Sadly, Sturridge only scratched the surface of his talent at Anfield and his elegant finishing, delicate first touch and cultured left foot could have added much more than the 50 goals he plundered while in Liverpool red.

 

STRIKER: NICOLAS ANELKA

Not only did Liverpool live to regret not signing Nicolas Anelka in the summer of 2002, they compounded the error by signing the hapless — and frankly d*ckheadish — El Hadji Diouf instead.

Arriving in England to sign with Arsenal from P.S.G. in 1997, Anelka — with his pace, sharp movement, and accurate finishing — was an instant hit in North London.

The young Frenchman was an important member of the Gunners’ 1997/1998 double-winning side and brought that form into the next season; scoring 17 Premier League goals and being voted the PFA Young Player of the Year for 1998/1999.

Anelka’s form drew the attention of Real Madrid and the rapid forward joined the Los Blancos for £22.3M in the summer of 1999. Despite starting the final and winning a Champions League medal in 2000, the French international didn’t have the best of times at the Bernabeu — once being suspended for refusing to train under coach Vicente Del Bosque — and his nomadic career path continued when he joined his first club, PSG, the next summer for £22M.

More arguments with coaches would ensue and Anelka would only spend one season in the French capital before joining Liverpool on loan in December 2001. Playing under his compatriot, Houllier, the Frenchman scored 4 goals in 20 appearances for the Reds and, by all accounts, was keen to make Anfield his permanent footballing home.

But citing a lack of trust of his brothers and agents, Houllier pulled the plug on the deal and Anelka joined Manchester City instead on a £13M deal, and Liverpool would be made to regret not signing the Parisian.

Anelka spent his prime years at Fenerbahce, Bolton and Chelsea — where he won the League’s golden boots in 2008/2009 and was a league champion in 2009/2010 — and scored extensively at all clubs.

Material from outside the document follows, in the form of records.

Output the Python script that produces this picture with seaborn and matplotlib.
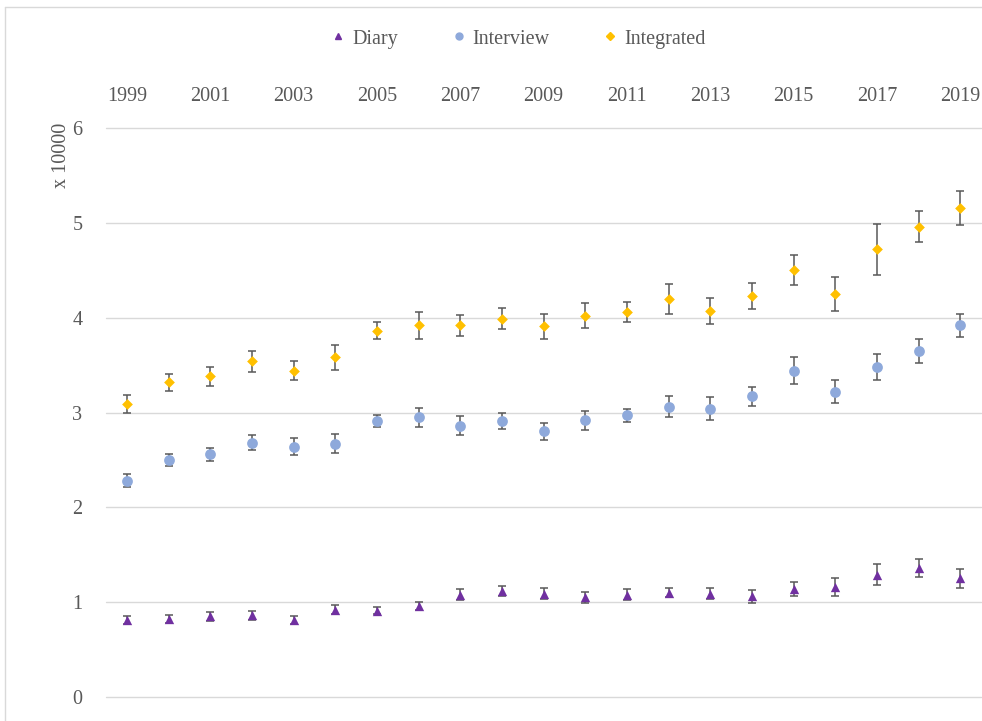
import matplotlib
matplotlib.use("Agg")
import matplotlib.pyplot as plt
import seaborn as sns
import pandas as pd
from matplotlib.lines import Line2D

years = list(range(1999, 2020))

diary = [0.81, 0.82, 0.85, 0.86, 0.81, 0.92, 0.91, 0.96, 1.08, 1.12, 1.09,
         1.05, 1.08, 1.10, 1.09, 1.06, 1.14, 1.16, 1.29, 1.36, 1.25]
diary_err = [0.04, 0.04, 0.05, 0.045, 0.04, 0.05, 0.04, 0.04, 0.055, 0.05, 0.06,
             0.055, 0.06, 0.05, 0.055, 0.065, 0.075, 0.10, 0.11, 0.09, 0.10]

interview = [2.28, 2.50, 2.56, 2.68, 2.64, 2.67, 2.91, 2.95, 2.86, 2.91, 2.80,
             2.92, 2.97, 3.06, 3.04, 3.17, 3.44, 3.22, 3.48, 3.65, 3.92]
interview_err = [0.07, 0.06, 0.07, 0.08, 0.09, 0.10, 0.06, 0.10, 0.10, 0.08, 0.09,
                 0.10, 0.07, 0.11, 0.12, 0.10, 0.14, 0.12, 0.14, 0.13, 0.12]

integrated = [3.09, 3.32, 3.38, 3.54, 3.44, 3.58, 3.86, 3.92, 3.92, 3.99, 3.91,
              4.02, 4.06, 4.20, 4.07, 4.23, 4.50, 4.25, 4.72, 4.96, 5.16]
integrated_err = [0.09, 0.09, 0.10, 0.11, 0.10, 0.13, 0.09, 0.14, 0.11, 0.11, 0.13,
                  0.13, 0.11, 0.16, 0.14, 0.14, 0.16, 0.18, 0.27, 0.16, 0.18]

series = ["Diary", "Interview", "Integrated"]
colors = {"Diary": "#7030A0", "Interview": "#8EA9DB", "Integrated": "#FFC000"}
markers = {"Diary": "^", "Interview": "o", "Integrated": "D"}
sizes = {"Diary": 45, "Interview": 60, "Integrated": 30}

df = pd.concat([
    pd.DataFrame({"year": years, "value": diary, "err": diary_err, "series": "Diary"}),
    pd.DataFrame({"year": years, "value": interview, "err": interview_err, "series": "Interview"}),
    pd.DataFrame({"year": years, "value": integrated, "err": integrated_err, "series": "Integrated"}),
])

sns.set_theme(style="white")
plt.rcParams["font.family"] = ["Liberation Serif", "DejaVu Serif"]
txt = "#595959"
fs = 14.5

fig = plt.figure(figsize=(9.82, 7.21), dpi=100)
ax = fig.add_axes([106 / 982, 1 - 697 / 721, 875 / 982, (697 - 128) / 721])

for s in series:
    d = df[df.series == s]
    ax.errorbar(d.year, d.value, yerr=d.err, fmt="none", ecolor="#595959",
                elinewidth=1.1, capsize=3.2, capthick=1.1, zorder=2)
    sns.scatterplot(data=d, x="year", y="value", ax=ax, color=colors[s],
                    marker=markers[s], s=sizes[s], linewidth=0, zorder=3,
                    legend=False)

ax.set_xlim(1998.5, 2019.5)
ax.set_ylim(0, 6)
ax.set_yticks(range(0, 7))
ax.set_xticks(years[::2])
ax.xaxis.tick_top()
ax.tick_params(axis="x", length=0, pad=16, labelsize=fs, labelcolor=txt)
ax.tick_params(axis="y", length=0, pad=17, labelsize=fs, labelcolor=txt)
ax.grid(axis="y", color="#D9D9D9", linewidth=1)
ax.grid(axis="x", visible=False)
for gl in ax.get_ygridlines():
    gl.set_clip_on(False)
for sp in ax.spines.values():
    sp.set_visible(False)
ax.set_xlabel("")
ax.set_ylabel("")

fig.text(62 / 982, 1 - 155 / 721, "x 10000", rotation=90, ha="center",
         va="center", fontsize=fs, color=txt)

handles = [Line2D([], [], linestyle="none", marker=markers[s], color=colors[s],
                  markersize=5 if s != "Integrated" else 4) for s in series]
fig.legend(handles, series, loc="center", bbox_to_anchor=(517 / 982, 1 - 39 / 721),
           ncol=3, frameon=False, fontsize=fs, labelcolor=txt,
           handletextpad=0.2, columnspacing=2.5, handlelength=1.0)

# chart border
fig.add_artist(Line2D([5 / 982, 5 / 982], [0, 1 - 7 / 721], transform=fig.transFigure,
                      color="#D9D9D9", linewidth=1))
fig.add_artist(Line2D([5 / 982, 1], [1 - 7 / 721, 1 - 7 / 721], transform=fig.transFigure,
                      color="#D9D9D9", linewidth=1))

fig.savefig("out.png", dpi=100)
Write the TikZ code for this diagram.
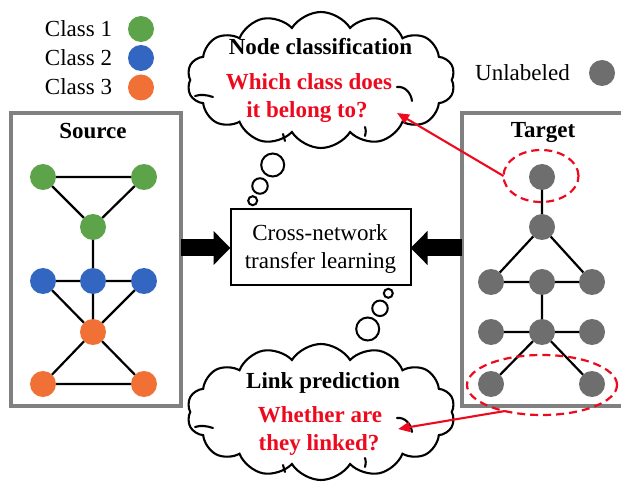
\documentclass[tikz,border=0pt]{standalone}
\usepackage{fontspec}
\setmainfont{Liberation Serif}
\usetikzlibrary{shapes.geometric,shapes.symbols,arrows.meta}
\definecolor{cgreen}{RGB}{92,163,74}
\definecolor{cblue}{RGB}{50,102,192}
\definecolor{corange}{RGB}{240,112,54}
\definecolor{cgray}{RGB}{110,110,110}
\definecolor{boxgray}{RGB}{128,128,128}
\definecolor{cred}{RGB}{238,10,30}
\begin{document}
\begin{tikzpicture}[x=1pt,y=-1pt,
  every node/.style={inner sep=0pt,outer sep=0pt},
  txt/.style={font=\fontsize{23}{28}\selectfont,anchor=base},
  btxt/.style={txt,font=\fontsize{23}{28}\selectfont\bfseries},
  rtxt/.style={btxt,text=cred},
  dot/.style={circle,minimum size=26pt},
  gdot/.style={dot,fill=cgreen},
  bdot/.style={dot,fill=cblue},
  odot/.style={dot,fill=corange},
  udot/.style={dot,fill=cgray},
  edge/.style={draw=black,line width=2.2pt},
  panel/.style={draw=boxgray,line width=3.2pt,rectangle},
  bubble/.style={circle,draw=black,line width=2pt,fill=white},
  cloudbox/.style={cloud,draw=black,line width=2.1pt,fill=white,cloud puffs=14,cloud puff arc=115,aspect=1.94,minimum width=268pt,minimum height=136pt},
  inner/.style={draw=black,line width=2.1pt,line cap=round},
  fat/.style={line width=17pt,-{Triangle[length=17pt,width=33pt]}},
  redline/.style={draw=cred,line width=2.1pt,-{Triangle[length=12pt,width=10pt]}},
  redell/.style={ellipse,draw=cred,line width=2.2pt,dash pattern=on 8pt off 5pt}
]
\useasboundingbox (0,0) rectangle (621,486);

% legend
\node[txt,anchor=base east] (l1) at (112,36.5) {Class 1};
\node[txt,anchor=base east] (l2) at (112,65.5) {Class 2};
\node[txt,anchor=base east] (l3) at (112,95) {Class 3};
\node[gdot] (lg) at (141,29) {};
\node[bdot] (lb) at (141,58) {};
\node[odot] (lo) at (141,87.5) {};
\node[txt] (lu) at (522.5,81) {Unlabeled};
\node[udot] (lud) at (602,73) {};

% panels
\node[panel,minimum width=170pt,minimum height=293pt] (src) at (96,259.5) {};
\node[panel,minimum width=164pt,minimum height=293pt] (tgt) at (544,259.5) {};
\node[btxt] (srct) at (93,139) {Source};
\node[btxt] (tgtt) at (543,138) {Target};

% source graph
\node[gdot] (g1) at (43,177) {};
\node[gdot] (g2) at (144,177) {};
\node[gdot] (g3) at (93,227) {};
\node[bdot] (b1) at (43,281) {};
\node[bdot] (b2) at (93,281) {};
\node[bdot] (b3) at (144,281) {};
\node[odot] (o1) at (93,332) {};
\node[odot] (o2) at (43,384) {};
\node[odot] (o3) at (144,384) {};
\draw[edge] (g1)--(g2) (g1)--(g3) (g2)--(g3) (g3)--(b2)
  (b1)--(b2) (b2)--(b3) (b1)--(o1) (b2)--(o1) (b3)--(o1)
  (o1)--(o2) (o1)--(o3) (o2)--(o3);

% target graph
\node[udot] (t1) at (542,177) {};
\node[udot] (t2) at (542,227) {};
\node[udot] (t3) at (491,282) {};
\node[udot] (t4) at (542,282) {};
\node[udot] (t5) at (592,282) {};
\node[udot] (t6) at (491,332) {};
\node[udot] (t7) at (542,332) {};
\node[udot] (t8) at (592,332) {};
\node[udot] (t9) at (491,384) {};
\node[udot] (t10) at (592,384) {};
\draw[edge] (t1)--(t2) (t2)--(t3) (t2)--(t5) (t3)--(t4) (t4)--(t5)
  (t4)--(t7) (t6)--(t7) (t7)--(t8) (t7)--(t9) (t7)--(t10);

% centre box
\node[draw=black,line width=2pt,minimum width=180pt,minimum height=76pt] (mid) at (320.5,247.5) {};
\node[txt] (m1) at (320,241) {Cross-network};
\node[txt] (m2) at (320.5,269) {transfer learning};
\draw[fat] (src.east |- 0,248) coordinate (sa) -- (mid.west |- 0,248) coordinate (sb);
\draw[fat] (tgt.west |- 0,248) coordinate (ta) -- (mid.east |- 0,248) coordinate (tb);

% thought bubbles
\node[bubble,minimum size=23pt] (u1) at (272.7,165) {};
\node[bubble,minimum size=15.5pt] (u2) at (260,186) {};
\node[bubble,minimum size=9pt] (u3) at (252.7,200.7) {};
\node[bubble,minimum size=9pt] (d1) at (388.3,293.3) {};
\node[bubble,minimum size=15.5pt] (d2) at (380,308.3) {};
\node[bubble,minimum size=23pt] (d3) at (367.7,329) {};

% clouds
\node[cloudbox] (c1) at (321,80) {};
\node[cloudbox] (c2) at (321,412) {};
\foreach \dy in {0,331}{
  \draw[inner] (397,87+\dy) .. controls (405,86+\dy) and (411,93+\dy) .. (412,101+\dy);
  \draw[inner] (195,96+\dy) .. controls (201,94+\dy) and (207,95+\dy) .. (213,97+\dy);
  \draw[inner] (283,134+\dy) -- (285,141+\dy);
  \draw[inner] (365,127+\dy) .. controls (366,131+\dy) .. (365,136+\dy);
}
\node[btxt] (c1a) at (320.5,55) {Node classification};
\node[rtxt] (c1b) at (309,90) {Which class does};
\node[rtxt] (c1c) at (307,118) {it belong to?};
\node[btxt] (c2a) at (323,388) {Link prediction};
\node[rtxt] (c2b) at (320,422) {Whether are};
\node[rtxt] (c2c) at (319,450) {they linked?};

% red highlights
\node[redell,minimum width=75pt,minimum height=52pt] (e1) at (541,176) {};
\node[redell,minimum width=150pt,minimum height=60pt] (e2) at (542,385) {};
\coordinate (p1) at (397,113);
\coordinate (p2) at (398,429);
\draw[redline] (e1.west) -- (p1);
\draw[redline] (e2.215) -- (p2);
\end{tikzpicture}
\end{document}
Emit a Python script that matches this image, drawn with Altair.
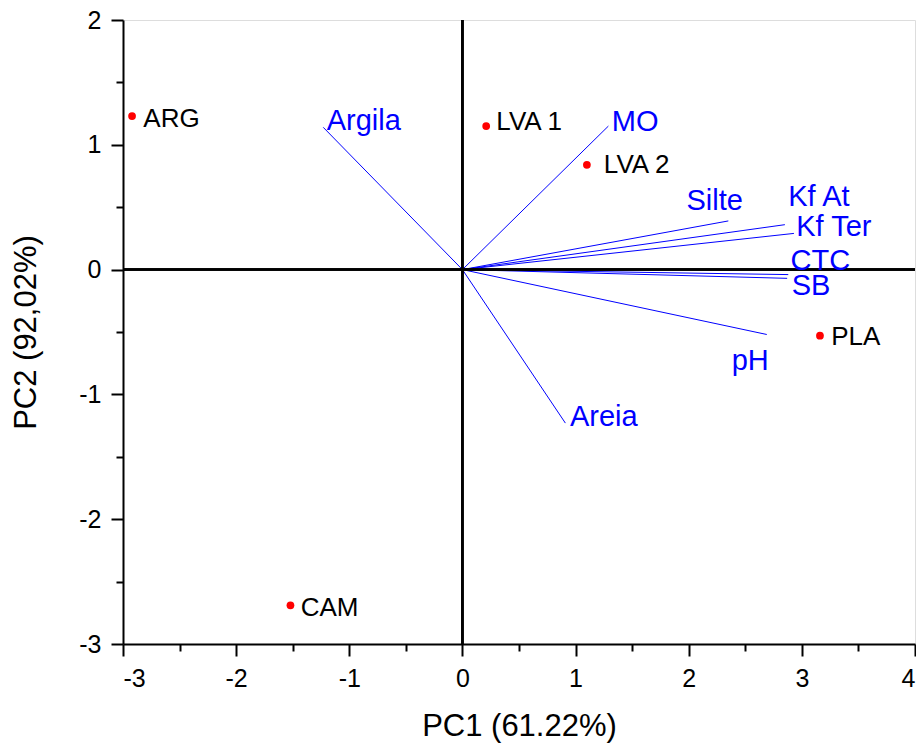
import altair as alt
import pandas as pd

# Sample scores
samples = ["ARG", "LVA 1", "LVA 2", "PLA", "CAM"]
sample_pc1 = [-2.92, 0.21, 1.10, 3.16, -1.52]
sample_pc2 = [1.23, 1.15, 0.84, -0.53, -2.69]
sample_label_pc1 = [-2.82, 0.30, 1.25, 3.26, -1.43]
sample_label_pc2 = [1.21, 1.18, 0.84, -0.54, -2.71]

# Variable loadings (vectors)
variables = ["Argila", "MO", "Silte", "Kf At", "Kf Ter", "CTC", "SB", "pH", "Areia"]
var_pc1 = [-1.23, 1.29, 2.35, 2.85, 2.93, 2.88, 2.87, 2.69, 0.91]
var_pc2 = [1.14, 1.15, 0.39, 0.36, 0.29, -0.04, -0.07, -0.52, -1.23]
var_label_pc1 = [-1.20, 1.32, 1.98, 2.88, 2.95, 2.90, 2.91, 2.38, 0.95]
var_label_pc2 = [1.19, 1.18, 0.55, 0.58, 0.34, 0.07, -0.13, -0.73, -1.18]

x_ticks = [-3, -2.5, -2, -1.5, -1, -0.5, 0, 0.5, 1, 1.5, 2, 2.5, 3, 3.5, 4]
y_ticks = [-3, -2.5, -2, -1.5, -1, -0.5, 0, 0.5, 1, 1.5, 2]

samples_df = pd.DataFrame({"name": samples, "pc1": sample_pc1, "pc2": sample_pc2,
                           "lx": sample_label_pc1, "ly": sample_label_pc2})
vars_df = pd.DataFrame({"name": variables, "x0": [0.0] * len(variables), "y0": [0.0] * len(variables),
                        "pc1": var_pc1, "pc2": var_pc2,
                        "lx": var_label_pc1, "ly": var_label_pc2})

FONT = "Liberation Sans"
major_test = "datum.value % 1 === 0"

xscale = alt.Scale(domain=[-3, 4], nice=False, zero=False)
yscale = alt.Scale(domain=[-3, 2], nice=False, zero=False)

xaxis = alt.Axis(
    title="PC1 (61.22%)", values=x_ticks, grid=False,
    labelExpr="datum.value % 1 === 0 ? '' + datum.value : ''",
    tickSize={"condition": {"test": major_test, "value": 12}, "value": 7},
    tickColor="black", tickWidth=2, domainColor="black", domainWidth=2,
    labelFont=FONT, labelFontSize=25, labelColor="black", labelPadding=10,
    titleFont=FONT, titleFontSize=31, titleFontWeight="normal", titleColor="black",
    titlePadding=20,
)
yaxis = alt.Axis(
    title="PC2 (92,02%)", values=y_ticks, grid=False,
    labelExpr="datum.value % 1 === 0 ? '' + datum.value : ''",
    tickSize={"condition": {"test": major_test, "value": 12}, "value": 7},
    tickColor="black", tickWidth=2, domainColor="black", domainWidth=2,
    labelFont=FONT, labelFontSize=25, labelColor="black", labelPadding=10,
    titleFont=FONT, titleFontSize=31, titleFontWeight="normal", titleColor="black",
    titlePadding=36,
)

base_v = alt.Chart(vars_df)
base_s = alt.Chart(samples_df)

vectors = base_v.mark_rule(color="#0000FF", strokeWidth=1).encode(
    x=alt.X("x0:Q", scale=xscale, axis=xaxis),
    y=alt.Y("y0:Q", scale=yscale, axis=yaxis),
    x2="pc1:Q", y2="pc2:Q",
)

zero_v = alt.Chart(samples_df).mark_rule(color="black", strokeWidth=2).encode(x=alt.datum(0))
zero_h = alt.Chart(samples_df).mark_rule(color="black", strokeWidth=2).encode(y=alt.datum(0))

var_text = base_v.mark_text(align="left", baseline="middle", font=FONT, fontSize=29,
                            color="#0000FF").encode(
    x="lx:Q", y="ly:Q", text="name:N")

points = base_s.mark_circle(color="#FF0000", size=60, opacity=1).encode(
    x="pc1:Q", y="pc2:Q")

sample_text = base_s.mark_text(align="left", baseline="middle", font=FONT, fontSize=26,
                               color="black").encode(
    x="lx:Q", y="ly:Q", text="name:N")

chart = alt.layer(vectors, zero_v, zero_h, var_text, points, sample_text).properties(
    width=792, height=624,
    autosize=alt.AutoSizeParams(type="none"),
    padding={"left": 115, "top": 12, "right": 1, "bottom": 101},
).configure_view(stroke="black", strokeWidth=2).configure(background="white")

chart.save("out.html", embed_options={"renderer": "svg", "actions": False})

The Frenchman’s exploits came mostly in an era where Liverpool struggled for a consistent goal-scorer — or, when they had one such as Michael Owen or Fernando Torres, lacked the attacking depth to supplement  — and had Anelka been signed permanently in the summer of 2002, the trajectory of Liverpool in the mid to late 2000’s could have taken a different, more positive direction.